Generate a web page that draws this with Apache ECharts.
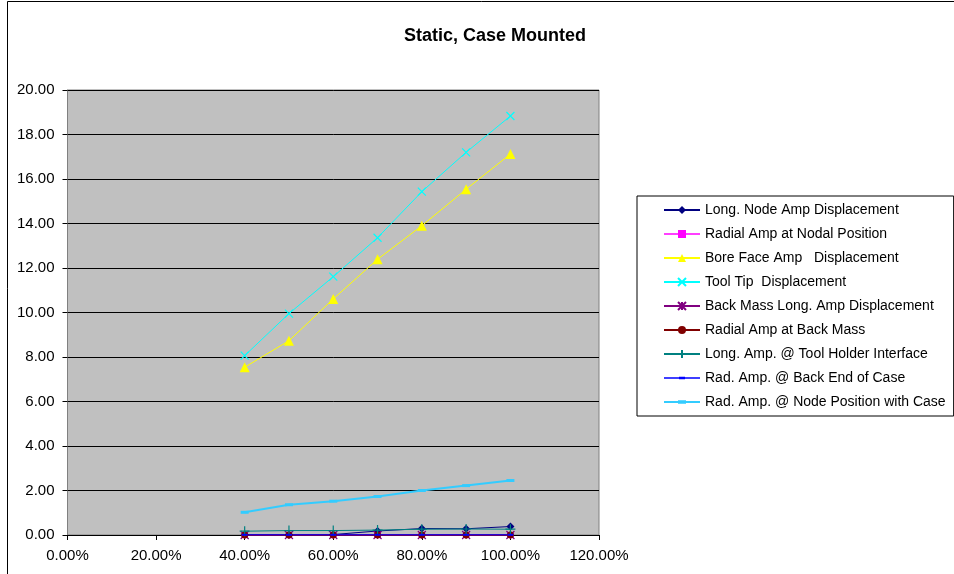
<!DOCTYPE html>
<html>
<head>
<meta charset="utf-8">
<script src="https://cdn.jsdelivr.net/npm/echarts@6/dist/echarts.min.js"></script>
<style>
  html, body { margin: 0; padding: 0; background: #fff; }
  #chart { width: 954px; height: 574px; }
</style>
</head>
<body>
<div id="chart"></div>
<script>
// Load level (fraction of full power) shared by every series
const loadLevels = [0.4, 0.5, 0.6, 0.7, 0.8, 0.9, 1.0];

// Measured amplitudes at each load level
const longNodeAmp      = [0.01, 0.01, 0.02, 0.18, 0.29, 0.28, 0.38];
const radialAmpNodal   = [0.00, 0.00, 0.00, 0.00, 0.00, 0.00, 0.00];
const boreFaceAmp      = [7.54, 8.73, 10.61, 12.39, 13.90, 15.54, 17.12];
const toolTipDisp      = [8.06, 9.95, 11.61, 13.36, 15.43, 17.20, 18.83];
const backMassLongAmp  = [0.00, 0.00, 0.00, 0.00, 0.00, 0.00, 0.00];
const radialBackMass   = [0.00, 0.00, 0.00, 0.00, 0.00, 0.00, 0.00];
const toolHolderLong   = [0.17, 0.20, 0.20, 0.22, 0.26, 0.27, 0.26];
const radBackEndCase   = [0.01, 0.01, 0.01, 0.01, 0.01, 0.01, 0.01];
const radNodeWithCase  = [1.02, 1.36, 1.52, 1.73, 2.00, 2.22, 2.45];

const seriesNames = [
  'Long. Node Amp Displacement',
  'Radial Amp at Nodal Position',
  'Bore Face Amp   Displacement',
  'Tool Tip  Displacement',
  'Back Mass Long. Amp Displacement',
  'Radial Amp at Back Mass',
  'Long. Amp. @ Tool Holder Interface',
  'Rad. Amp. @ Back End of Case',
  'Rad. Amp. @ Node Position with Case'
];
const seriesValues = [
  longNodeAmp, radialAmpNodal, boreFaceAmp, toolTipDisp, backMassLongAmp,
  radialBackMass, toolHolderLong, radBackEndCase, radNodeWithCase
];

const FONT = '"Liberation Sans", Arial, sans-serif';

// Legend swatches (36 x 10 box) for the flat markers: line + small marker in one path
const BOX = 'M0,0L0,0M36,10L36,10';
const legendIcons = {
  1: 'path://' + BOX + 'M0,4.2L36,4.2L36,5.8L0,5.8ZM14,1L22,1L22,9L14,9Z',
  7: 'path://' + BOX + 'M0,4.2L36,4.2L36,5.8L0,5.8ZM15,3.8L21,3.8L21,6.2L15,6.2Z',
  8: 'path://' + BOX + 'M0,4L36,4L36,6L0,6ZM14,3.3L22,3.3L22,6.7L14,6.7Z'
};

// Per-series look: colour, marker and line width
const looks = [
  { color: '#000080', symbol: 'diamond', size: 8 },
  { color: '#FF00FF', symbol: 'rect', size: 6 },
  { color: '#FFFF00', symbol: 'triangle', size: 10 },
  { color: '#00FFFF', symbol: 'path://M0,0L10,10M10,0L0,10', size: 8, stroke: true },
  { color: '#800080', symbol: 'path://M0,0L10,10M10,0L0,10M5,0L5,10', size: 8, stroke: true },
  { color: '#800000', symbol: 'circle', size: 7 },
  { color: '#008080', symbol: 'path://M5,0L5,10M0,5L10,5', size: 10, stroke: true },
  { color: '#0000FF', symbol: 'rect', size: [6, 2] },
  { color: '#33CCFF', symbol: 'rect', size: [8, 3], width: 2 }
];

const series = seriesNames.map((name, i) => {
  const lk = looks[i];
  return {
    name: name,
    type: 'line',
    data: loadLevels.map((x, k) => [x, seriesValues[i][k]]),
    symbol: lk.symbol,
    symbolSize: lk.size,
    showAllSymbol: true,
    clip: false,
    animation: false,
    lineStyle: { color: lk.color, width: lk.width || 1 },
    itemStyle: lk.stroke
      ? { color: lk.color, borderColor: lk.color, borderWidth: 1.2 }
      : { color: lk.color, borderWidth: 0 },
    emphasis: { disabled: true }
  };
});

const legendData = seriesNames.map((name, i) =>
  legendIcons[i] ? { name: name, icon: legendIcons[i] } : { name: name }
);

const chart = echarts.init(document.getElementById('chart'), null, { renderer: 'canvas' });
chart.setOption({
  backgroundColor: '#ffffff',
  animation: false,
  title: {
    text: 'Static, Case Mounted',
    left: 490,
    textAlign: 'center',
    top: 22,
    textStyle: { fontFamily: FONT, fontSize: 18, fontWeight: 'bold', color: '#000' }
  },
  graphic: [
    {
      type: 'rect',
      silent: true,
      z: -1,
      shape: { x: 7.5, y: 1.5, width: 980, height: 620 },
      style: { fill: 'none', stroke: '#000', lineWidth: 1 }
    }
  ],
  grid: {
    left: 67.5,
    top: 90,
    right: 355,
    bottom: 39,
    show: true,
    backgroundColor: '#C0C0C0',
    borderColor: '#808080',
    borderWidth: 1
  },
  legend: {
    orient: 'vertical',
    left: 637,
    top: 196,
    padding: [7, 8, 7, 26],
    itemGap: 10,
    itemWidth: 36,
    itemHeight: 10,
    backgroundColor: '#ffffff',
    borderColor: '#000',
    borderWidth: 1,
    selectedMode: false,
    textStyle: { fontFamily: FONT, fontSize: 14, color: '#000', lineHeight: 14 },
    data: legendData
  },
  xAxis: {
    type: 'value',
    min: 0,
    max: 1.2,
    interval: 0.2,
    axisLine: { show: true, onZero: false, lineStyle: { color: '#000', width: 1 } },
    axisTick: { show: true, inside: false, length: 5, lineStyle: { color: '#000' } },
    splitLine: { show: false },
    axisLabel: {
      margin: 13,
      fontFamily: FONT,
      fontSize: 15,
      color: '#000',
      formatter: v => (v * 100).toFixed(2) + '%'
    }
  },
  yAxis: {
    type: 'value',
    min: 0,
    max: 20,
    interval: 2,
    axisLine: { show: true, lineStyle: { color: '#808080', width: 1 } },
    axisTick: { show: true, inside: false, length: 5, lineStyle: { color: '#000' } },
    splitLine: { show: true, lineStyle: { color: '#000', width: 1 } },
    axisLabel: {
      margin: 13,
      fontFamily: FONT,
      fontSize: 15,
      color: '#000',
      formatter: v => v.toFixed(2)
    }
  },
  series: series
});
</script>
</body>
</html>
+===+
Repeat the listing above from its first line through the line that contains "2.00, 2.22, 2.45];", both included, and nothing more. Drop the pictures.

Generate a web page that draws this with Apache ECharts.
<!DOCTYPE html>
<html>
<head>
<meta charset="utf-8">
<script src="https://cdn.jsdelivr.net/npm/echarts@6/dist/echarts.min.js"></script>
<style>
  html, body { margin: 0; padding: 0; background: #fff; }
  #chart { width: 954px; height: 574px; }
</style>
</head>
<body>
<div id="chart"></div>
<script>
// Load level (fraction of full power) shared by every series
const loadLevels = [0.4, 0.5, 0.6, 0.7, 0.8, 0.9, 1.0];

// Measured amplitudes at each load level
const longNodeAmp      = [0.01, 0.01, 0.02, 0.18, 0.29, 0.28, 0.38];
const radialAmpNodal   = [0.00, 0.00, 0.00, 0.00, 0.00, 0.00, 0.00];
const boreFaceAmp      = [7.54, 8.73, 10.61, 12.39, 13.90, 15.54, 17.12];
const toolTipDisp      = [8.06, 9.95, 11.61, 13.36, 15.43, 17.20, 18.83];
const backMassLongAmp  = [0.00, 0.00, 0.00, 0.00, 0.00, 0.00, 0.00];
const radialBackMass   = [0.00, 0.00, 0.00, 0.00, 0.00, 0.00, 0.00];
const toolHolderLong   = [0.17, 0.20, 0.20, 0.22, 0.26, 0.27, 0.26];
const radBackEndCase   = [0.01, 0.01, 0.01, 0.01, 0.01, 0.01, 0.01];
const radNodeWithCase  = [1.02, 1.36, 1.52, 1.73, 2.00, 2.22, 2.45];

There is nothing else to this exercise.